On the day I went cage diving in Gansbaai, just 80km from the southern tip of Africa, we were fully briefed by our guide, a man who is quietly confident, competent and professional whether skippering the boat, acting as a dive master or lecturing about his one great passion in life - cage diving.
After checking out the conditions and anchoring the boat, our guide threw bait into the water and within an hour we had an interested customer. A 4.5 metre female circled the boat a few times before moving in on the bait and her small cold eyes above the water had a black, impassionate stare. She made a few more passes before our guide gave us the thumbs up to go down in the cage, two at a time.
Visibility in the blue-green is only eight metres. I waited, heart pounding. Out of nowhere a huge grey form headed straight for the cage. Full of grace and power. No fear, too big and fast to hesitate. She gave me that impassive stare as she flashed past, bumping the cage. On her third or fourth pass I plucked up the courage to put my hand out and ran it down her back as she went by. Although I only saw the shark fleetingly during a period of about 10 minutes, the intensity of the experience was so mind-blowingly incredible that I hadn't even had time to be scared. It was rather "Wow, am I really experiencing this?"
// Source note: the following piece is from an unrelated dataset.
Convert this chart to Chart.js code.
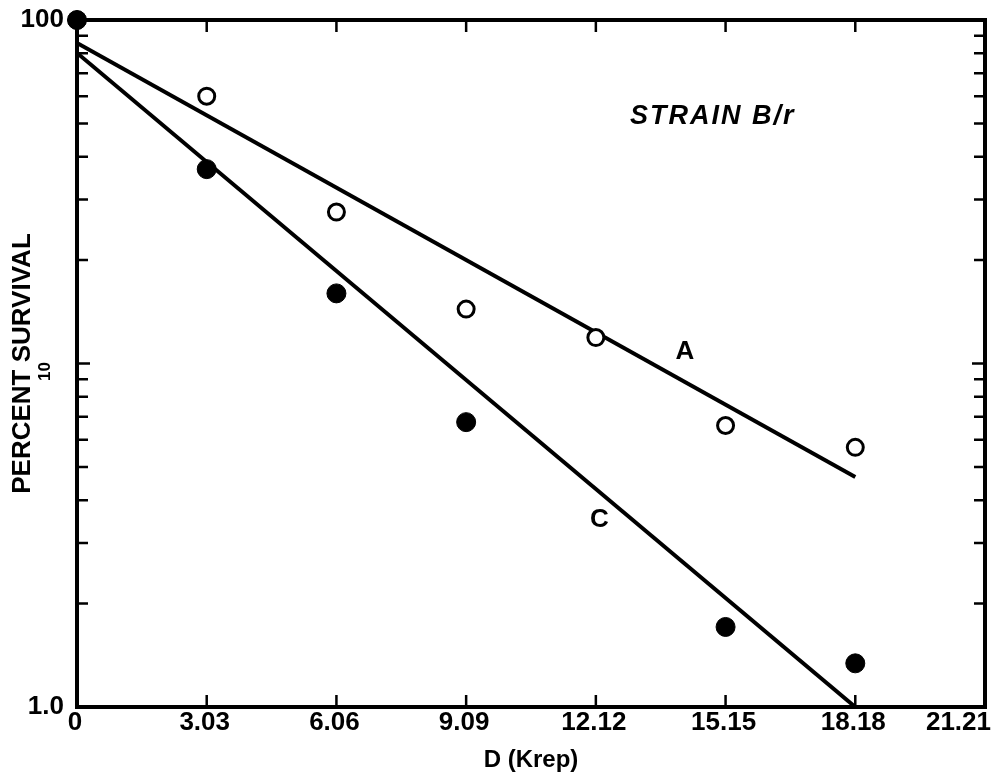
<!DOCTYPE html>
<html lang="en">
<head>
  <meta charset="UTF-8">
  <title>Percent Survival - Strain B/r</title>
  <script src="https://cdn.jsdelivr.net/npm/chart.js"></script>
  <style>
    html, body { margin: 0; padding: 0; background: #fff; }
    .chart-box { width: 1001px; height: 783px; }
  </style>
</head>
<body>
  <div class="chart-box">
    <canvas id="survival" width="1001" height="783"></canvas>
  </div>

  <script>
    // axis ticks
    const doseTicks = [0, 3.03, 6.06, 9.09, 12.12, 15.15, 18.18, 21.21];
    const doseLabels = ['0', '3.03', '6.06', '9.09', '12.12', '15.15', '18.18', '21.21'];
    const survivalTicks = [1, 2, 3, 4, 5, 6, 7, 8, 9, 10, 20, 30, 40, 50, 60, 70, 80, 90, 100];

    // curve A (open circles)
    const doseA = [0, 3.03, 6.06, 9.09, 12.12, 15.15, 18.18];
    const survivalA = [100, 60, 27.6, 14.4, 11.9, 6.6, 5.7];

    // curve C (filled circles)
    const doseC = [0, 3.03, 6.06, 9.09, 15.15, 18.18];
    const survivalC = [100, 36.8, 16.0, 6.75, 1.71, 1.34];

    // fitted straight lines
    const fitDose = [0, 18.18];
    const fitA = [85.7, 4.67];
    const fitC = [80.2, 1.0];

    // text labels inside the plot: [text, dose, survival]
    const notes = [
      ['A', 14.2, 10.8],
      ['C', 12.2, 3.5]
    ];

    const FONT = '"Liberation Sans", Arial, sans-serif';
    const pts = (xs, ys) => xs.map((x, i) => ({ x: x, y: ys[i] }));

    // frame, inward ticks, x labels, the sideways "10" and the in-plot text
    const framePlugin = {
      id: 'frame',
      afterDatasetsDraw(chart) {
        const { ctx, chartArea: a, scales: { x, y } } = chart;
        ctx.save();
        ctx.strokeStyle = '#000';
        ctx.lineWidth = 2.5;
        ctx.beginPath();
        survivalTicks.forEach(v => {
          const py = y.getPixelForValue(v);
          const len = (v === 10) ? 13 : 11;
          ctx.moveTo(a.left, py); ctx.lineTo(a.left + len, py);
          ctx.moveTo(a.right, py); ctx.lineTo(a.right - len, py);
        });
        doseTicks.forEach(v => {
          const px = x.getPixelForValue(v);
          ctx.moveTo(px, a.bottom); ctx.lineTo(px, a.bottom - 12);
          ctx.moveTo(px, a.top); ctx.lineTo(px, a.top + 12);
        });
        ctx.stroke();

        ctx.lineWidth = 4;
        ctx.strokeRect(a.left, a.top, a.right - a.left, a.bottom - a.top);

        ctx.fillStyle = '#000';
        ctx.textBaseline = 'middle';

        // x tick labels (the last one sits inside the right edge)
        ctx.font = 'bold 26px ' + FONT;
        doseTicks.forEach((v, i) => {
          const last = i === doseTicks.length - 1;
          ctx.textAlign = last ? 'right' : 'center';
          const px = last ? a.right + 6 : x.getPixelForValue(v) - 2;
          ctx.fillText(doseLabels[i], px, a.bottom + 16);
        });

        // "10" is printed sideways, and smaller, on the original
        ctx.save();
        ctx.font = 'bold 17px ' + FONT;
        ctx.translate(a.left - 32, y.getPixelForValue(10) + 8);
        ctx.rotate(-Math.PI / 2);
        ctx.textAlign = 'center';
        ctx.fillText('10', 0, 0);
        ctx.restore();

        ctx.textAlign = 'center';
        ctx.font = 'bold 26px ' + FONT;
        notes.forEach(n => {
          ctx.fillText(n[0], x.getPixelForValue(n[1]), y.getPixelForValue(n[2]));
        });

        ctx.font = 'italic bold 27px ' + FONT;
        ctx.letterSpacing = '2px';
        ctx.fillText('STRAIN B/r', x.getPixelForValue(14.85), y.getPixelForValue(52.5));
        ctx.restore();
      }
    };

    new Chart(document.getElementById('survival'), {
      type: 'scatter',
      data: {
        datasets: [
          {
            label: 'C points',
            data: pts(doseC, survivalC),
            pointRadius: 9.5,
            pointBackgroundColor: '#000',
            pointBorderColor: '#000',
            pointBorderWidth: 1,
            showLine: false,
            clip: false
          },
          {
            label: 'A points',
            data: pts(doseA, survivalA),
            pointRadius: 8,
            pointBackgroundColor: '#fff',
            pointBorderColor: '#000',
            pointBorderWidth: 3,
            showLine: false,
            clip: false
          },
          {
            label: 'A fit',
            data: pts(fitDose, fitA),
            showLine: true,
            borderColor: '#000',
            borderWidth: 4,
            pointRadius: 0,
            tension: 0
          },
          {
            label: 'C fit',
            data: pts(fitDose, fitC),
            showLine: true,
            borderColor: '#000',
            borderWidth: 4,
            pointRadius: 0,
            tension: 0
          }
        ]
      },
      options: {
        responsive: false,
        animation: false,
        devicePixelRatio: 1,
        layout: { padding: { top: 20, right: 16, left: 0, bottom: 0 } },
        plugins: {
          legend: { display: false },
          tooltip: { enabled: false }
        },
        scales: {
          x: {
            type: 'linear',
            min: 0,
            max: 21.21,
            grid: { display: false, drawTicks: false },
            border: { display: false },
            afterBuildTicks: s => { s.ticks = doseTicks.map(v => ({ value: v })); },
            afterFit: s => { s.height = 76; s.paddingLeft = 0; s.paddingRight = 0; },
            ticks: {
              autoSkip: false,
              maxRotation: 0,
              color: '#000',
              font: { family: FONT, size: 26, weight: 'bold' },
              callback: () => ''   // drawn by the frame plugin
            },
            title: {
              display: true,
              text: 'D (Krep)',
              color: '#000',
              font: { family: FONT, size: 24, weight: 'bold' },
              padding: { top: 0, bottom: 8 }
            }
          },
          y: {
            type: 'logarithmic',
            min: 1,
            max: 100,
            grid: { display: false, drawTicks: false },
            border: { display: false },
            afterBuildTicks: s => { s.ticks = survivalTicks.map(v => ({ value: v })); },
            afterFit: s => { s.width = 77; s.paddingTop = 0; s.paddingBottom = 0; },
            ticks: {
              autoSkip: false,
              padding: 13,
              color: '#000',
              font: { family: FONT, size: 26, weight: 'bold' },
              callback: v => (v === 1 ? '1.0' : v === 100 ? '100' : '')
            },
            title: {
              display: true,
              text: 'PERCENT SURVIVAL',
              color: '#000',
              font: { family: FONT, size: 26, weight: 'bold' },
              padding: { top: 7, bottom: 0 }
            }
          }
        }
      },
      plugins: [framePlugin]
    });
  </script>
</body>
</html>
Cage diving is often marketed as an 'adventure sport' littering their advertising with words like 'dare to', 'challenge' and 'thrilling'. This 'fear factor' puts it in the same category as eg bungee jumping, further inculcating what Peter Benchley did in Jaws so many years ago - scaring the living hell out of anyone going in the water. Operators, however, went to great lengths to ensure the diving was a learning experience as opposed to a challenge.